Dr. Lucks and his team published their study (“Computational Design of Small Transcription Activating RNAs for Versatile and Dynamic Gene Regulation”) in Nature Communications.
“A longstanding goal of synthetic biology has been the programmable control of cellular functions. Central to this is the creation of versatile regulatory toolsets that allow for programmable control of gene expression. Of the many regulatory molecules available, RNA regulators offer the intriguing possibility of de novo design—allowing for the bottom-up molecular-level design of genetic control systems,” write the investigators.
“Here we present a computational design approach for the creation of a bacterial regulator called Small Transcription Activating RNAs (STARs) and create a library of high-performing and orthogonal STARs that achieve up to ~ 9000-fold gene activation. We demonstrate the versatility of these STARs—from acting synergistically with existing constitutive and inducible regulators, to reprogramming cellular phenotypes and controlling multigene metabolic pathway expression. Finally, we combine these new STARs with themselves and CRISPRi transcriptional repressors to deliver new types of RNA-based genetic circuitry that allow for sophisticated and temporal control of gene expression.”
Dr. Lucks likens STARs to a light switch.
“For anything to happen in biology, the ‘light’ has to be turned on,” he says. “We’re always interested in turning things on, so we found a way to engineer some really good light switches.”
Continuing the analogy, he explains that the RNA switches found in nature are unable to turn the “lights” fully on or off. Oftentimes the room is consistently dim instead of completely dark or brilliantly light. But researchers want to have a tighter control of the system. Dr. Lucks’ STAR can turn on the light, or activate a gene, 9000 times brighter than without the STAR present, providing the completely dark or light room that researchers have lacked.

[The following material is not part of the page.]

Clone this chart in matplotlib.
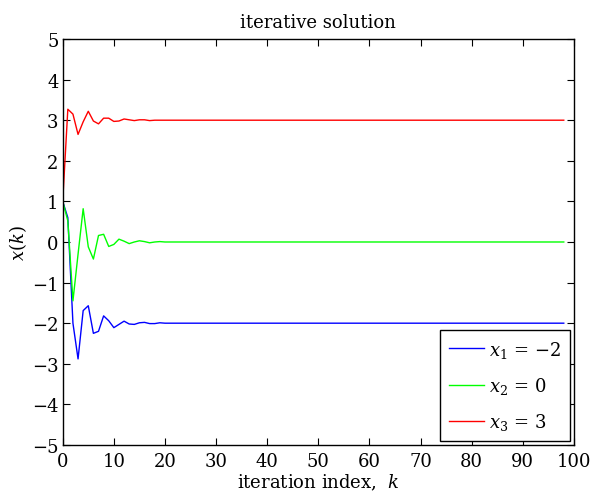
import matplotlib
matplotlib.use("Agg")
import matplotlib.pyplot as plt

plt.rcParams['font.family'] = ['DejaVu Serif']
plt.rcParams['mathtext.fontset'] = 'dejavuserif'

k = list(range(99))

x1 = [1.0, 0.6, -2.0, -2.88, -1.69, -1.57, -2.25, -2.2, -1.82, -1.94,
      -2.11, -2.03, -1.95, -2.02, -2.03, -1.99, -1.98, -2.01, -2.01, -1.99,
      -2.0, -2.0, -2.0, -2.0, -2.0, -2.0, -2.0, -2.0, -2.0, -2.0,
      -2.0, -2.0, -2.0, -2.0, -2.0, -2.0, -2.0, -2.0, -2.0, -2.0,
      -2.0, -2.0, -2.0, -2.0, -2.0, -2.0, -2.0, -2.0, -2.0, -2.0,
      -2.0, -2.0, -2.0, -2.0, -2.0, -2.0, -2.0, -2.0, -2.0, -2.0,
      -2.0, -2.0, -2.0, -2.0, -2.0, -2.0, -2.0, -2.0, -2.0, -2.0,
      -2.0, -2.0, -2.0, -2.0, -2.0, -2.0, -2.0, -2.0, -2.0, -2.0,
      -2.0, -2.0, -2.0, -2.0, -2.0, -2.0, -2.0, -2.0, -2.0, -2.0,
      -2.0, -2.0, -2.0, -2.0, -2.0, -2.0, -2.0, -2.0, -2.0]

x2 = [1.0, 0.52, -1.45, -0.3, 0.82, -0.12, -0.42, 0.16, 0.19, -0.11,
      -0.06, 0.07, 0.02, -0.04, 0.0, 0.03, 0.01, -0.02, 0.0, 0.01,
      0.0, 0.0, 0.0, 0.0, 0.0, 0.0, 0.0, 0.0, 0.0, 0.0,
      0.0, 0.0, 0.0, 0.0, 0.0, 0.0, 0.0, 0.0, 0.0, 0.0,
      0.0, 0.0, 0.0, 0.0, 0.0, 0.0, 0.0, 0.0, 0.0, 0.0,
      0.0, 0.0, 0.0, 0.0, 0.0, 0.0, 0.0, 0.0, 0.0, 0.0,
      0.0, 0.0, 0.0, 0.0, 0.0, 0.0, 0.0, 0.0, 0.0, 0.0,
      0.0, 0.0, 0.0, 0.0, 0.0, 0.0, 0.0, 0.0, 0.0, 0.0,
      0.0, 0.0, 0.0, 0.0, 0.0, 0.0, 0.0, 0.0, 0.0, 0.0,
      0.0, 0.0, 0.0, 0.0, 0.0, 0.0, 0.0, 0.0, 0.0]

x3 = [1.0, 3.27, 3.15, 2.65, 2.96, 3.22, 2.98, 2.91, 3.05, 3.05,
      2.97, 2.98, 3.03, 3.01, 2.99, 3.01, 3.01, 2.99, 3.0, 3.0,
      3.0, 3.0, 3.0, 3.0, 3.0, 3.0, 3.0, 3.0, 3.0, 3.0,
      3.0, 3.0, 3.0, 3.0, 3.0, 3.0, 3.0, 3.0, 3.0, 3.0,
      3.0, 3.0, 3.0, 3.0, 3.0, 3.0, 3.0, 3.0, 3.0, 3.0,
      3.0, 3.0, 3.0, 3.0, 3.0, 3.0, 3.0, 3.0, 3.0, 3.0,
      3.0, 3.0, 3.0, 3.0, 3.0, 3.0, 3.0, 3.0, 3.0, 3.0,
      3.0, 3.0, 3.0, 3.0, 3.0, 3.0, 3.0, 3.0, 3.0, 3.0,
      3.0, 3.0, 3.0, 3.0, 3.0, 3.0, 3.0, 3.0, 3.0, 3.0,
      3.0, 3.0, 3.0, 3.0, 3.0, 3.0, 3.0, 3.0, 3.0]

labels = ['$x_1$ = \u22122', '$x_2$ = 0', '$x_3$ = 3']
colors = ['#0000ff', '#00ff00', '#ff0000']

fig = plt.figure(figsize=(5.95, 5.02), dpi=100)
ax = fig.add_axes([0.1054, 0.1116, 0.8593, 0.8087])

for y, lab, c in zip([x1, x2, x3], labels, colors):
    ax.plot(k, y, color=c, lw=1.0, label=lab)

ax.set_xlim(0, 100)
ax.set_ylim(-5, 5)
ax.set_xticks(range(0, 101, 10))
ax.set_yticks(range(-5, 6))
ax.set_yticklabels(['\u2212%d' % -v if v < 0 else '%d' % v for v in range(-5, 6)])
ax.tick_params(direction='in', top=True, right=True, length=5, width=0.8,
               labelsize=13)
ax.tick_params(axis='x', pad=5)
ax.tick_params(axis='y', pad=3)
for s in ax.spines.values():
    s.set_linewidth(1.0)

ax.set_title('iterative solution', fontsize=13, pad=9)
ax.set_xlabel('iteration index,  $k$', fontsize=13, labelpad=1)
ax.set_ylabel('$x(k)$', fontsize=13, labelpad=2)

leg = ax.legend(loc='lower right', fontsize=13, fancybox=False,
                edgecolor='black', framealpha=1, borderaxespad=0.2,
                handlelength=1.95, handletextpad=0.3, labelspacing=0.85,
                borderpad=0.5)
leg.get_frame().set_linewidth(1.0)

fig.savefig('out.png', dpi=100)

“If you study a system to explore what a gene does, you want to know what it does when it’s completely on or off,” he says. “Not when the gene is there or halfway there. That’s much harder to disentangle,” adding that’s particularly true for diagnostic applications, which he plans to pursue next with his new tool. Because RNA excels at detecting other strands of RNA, STARs could be useful in diagnosing RNA viruses. To do this, Dr. Lucks’ switch could be engineered to turn on in the presence of one of these viruses.